If you are like me, you have a million things on your plate. Putting up a Christmas tree is not on that list. That task, my friend, was delegated to our teenagers. I told my son to tell his friends that he would holler at them later and to turn off his Xbox. I told my daughter to shut off her new-found love, Netflix. They were to bring the tree up from the basement and to get it dressed before they could return to them.
About 15 minutes later, I heard arguing and fussing from the basement. They couldn’t decide who was bringing up what and who was going to do what. Hubby, who was in the man cave, was oblivious to the commotion even though his cave is in the basement. I threatened them that they would be on electronic lock-down for the rest of the night, when my smarty-pants daughter decided she was going to educate me.
She asked, “Mom, why are we putting up the tree? You guys give us a lot during the year and truthfully, I don’t want or need anything but some make-up. Besides, the tree is just more work for us and there will be nothing under it since you guys give us money for Christmas.” She then went in on the tradition of the Christmas tree. She shared how she did not feel it was necessary for us to have one with them now being teenagers. I was blown away by her wisdom.
I agreed with her and told her that was the most profound thing she has said all year. She rolled her eyes and laughed. I thanked her for acknowledging what we have done for them all year and for being grateful. They brought the tree up anyway and put all of 20 ornaments on it. After a few days, of looking at the tree with a handful of ornaments on it, I told them to take it back downstairs.
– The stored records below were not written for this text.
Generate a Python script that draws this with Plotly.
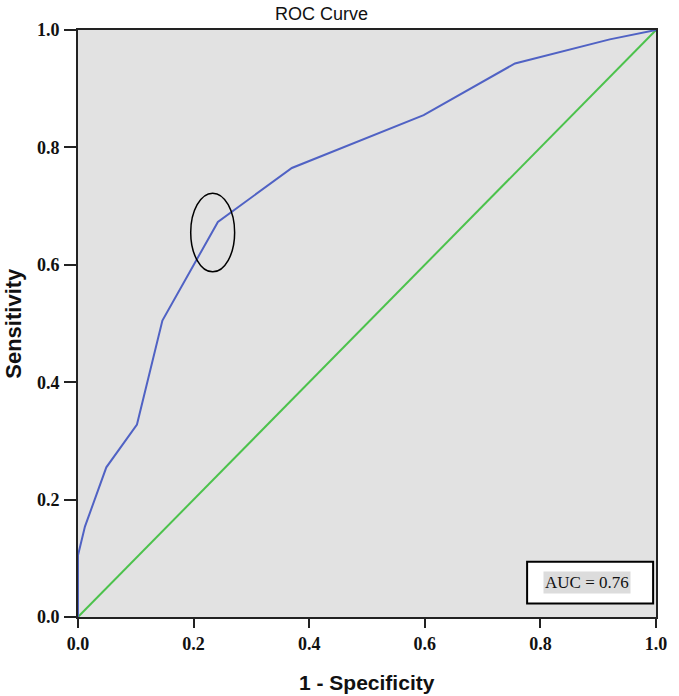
import plotly.graph_objects as go

# ROC curve data (1 - specificity, sensitivity)
fpr = [0.0, 0.0, 0.012, 0.049, 0.102, 0.146, 0.242, 0.37, 0.598, 0.756, 0.92, 1.0]
tpr = [0.0, 0.105, 0.154, 0.255, 0.328, 0.505, 0.673, 0.765, 0.855, 0.943, 0.984, 1.0]
ref_x = [0.0, 1.0]
ref_y = [0.0, 1.0]
tick_vals = [0.0, 0.2, 0.4, 0.6, 0.8, 1.0]
tick_text = ["0.0", "0.2", "0.4", "0.6", "0.8", "1.0"]
auc_label = "AUC = 0.76"
title_text = "ROC Curve"
x_title = "1 - Specificity"
y_title = "Sensitivity"

SANS = "Liberation Sans, Arial, sans-serif"
SERIF = "Liberation Serif, Times New Roman, serif"

fig = go.Figure()
fig.add_trace(go.Scatter(x=ref_x, y=ref_y, mode="lines",
                         line=dict(color="#4cc24c", width=2), showlegend=False))
fig.add_trace(go.Scatter(x=fpr, y=tpr, mode="lines",
                         line=dict(color="#5062c4", width=2), showlegend=False))

axis_common = dict(range=[0, 1], tickvals=tick_vals, ticktext=tick_text,
                   showgrid=False, zeroline=False, showline=True, linecolor="#222",
                   linewidth=2, mirror=True, ticks="outside", tickcolor="#222",
                   tickwidth=2,
                   tickfont=dict(family=SERIF, size=18, color="#111", weight="bold"))

fig.update_xaxes(**axis_common, ticklen=9)
fig.update_yaxes(**axis_common, ticklen=12, ticklabelstandoff=1)

# axis titles
fig.add_annotation(xref="paper", yref="paper", x=(373 - 78) / 589, y=-(682 - 617) / 587,
                   xanchor="center", yanchor="middle", text="<b>" + x_title + "</b>",
                   showarrow=False, font=dict(family=SANS, size=21, color="#111"))
fig.add_annotation(xref="paper", yref="paper", x=-(78 - 12) / 589, y=0.5,
                   xanchor="center", yanchor="middle", text="<b>" + y_title + "</b>",
                   textangle=-90, showarrow=False,
                   font=dict(family=SANS, size=22, color="#111"))
# title
fig.add_annotation(xref="paper", yref="paper", x=(326 - 78) / 589, y=1 + (30 - 14) / 587,
                   xanchor="center", yanchor="middle", text=title_text, showarrow=False,
                   font=dict(family=SANS, size=18, color="#111"))

# highlight ellipse around the chosen cut-off
fig.add_shape(type="circle", xref="x", yref="y", x0=0.195, x1=0.271, y0=0.588, y1=0.722,
              line=dict(color="black", width=1.5))

# AUC box
fig.add_shape(type="rect", xref="x", yref="y", x0=0.777, x1=0.995, y0=0.023, y1=0.094,
              fillcolor="white", line=dict(color="black", width=2))
fig.add_annotation(x=0.805, y=0.059, xref="x", yref="y", xanchor="left", yanchor="middle",
                   text=auc_label, showarrow=False, bgcolor="#dcdcdc",
                   font=dict(family=SERIF, size=17, color="#111"), borderpad=1)

fig.update_layout(width=679, height=696,
                  margin=dict(l=78, r=12, t=30, b=79),
                  plot_bgcolor="#e2e2e2", paper_bgcolor="white")

fig.write_html("out.html", config={"displayModeBar": False},
               post_script="document.body.style.margin='0';document.body.style.overflow='hidden';")
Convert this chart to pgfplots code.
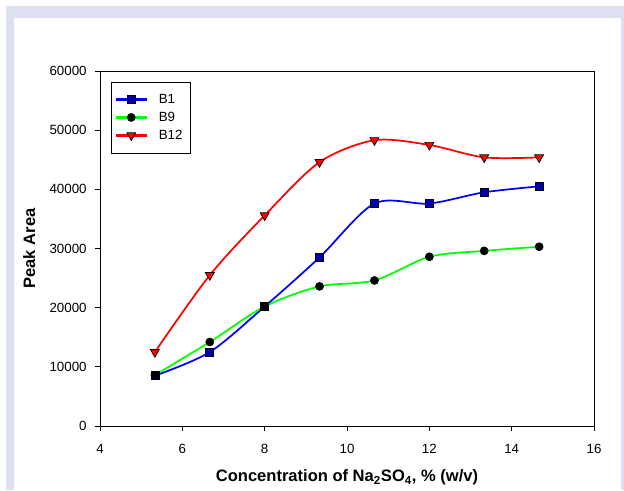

This year, we will forgo a Christmas tree and I’m okay with it. I appreciate the fact that my kids can think for themselves and that they feel free to drop knowledge on me without fear of me being offended. I will still decorate the rest of the house with the usual trimmings, since I love this time of year. The Christmas tree will stay in a box in the closet in the basement.
When was the last time your kids dropped knowledge on you?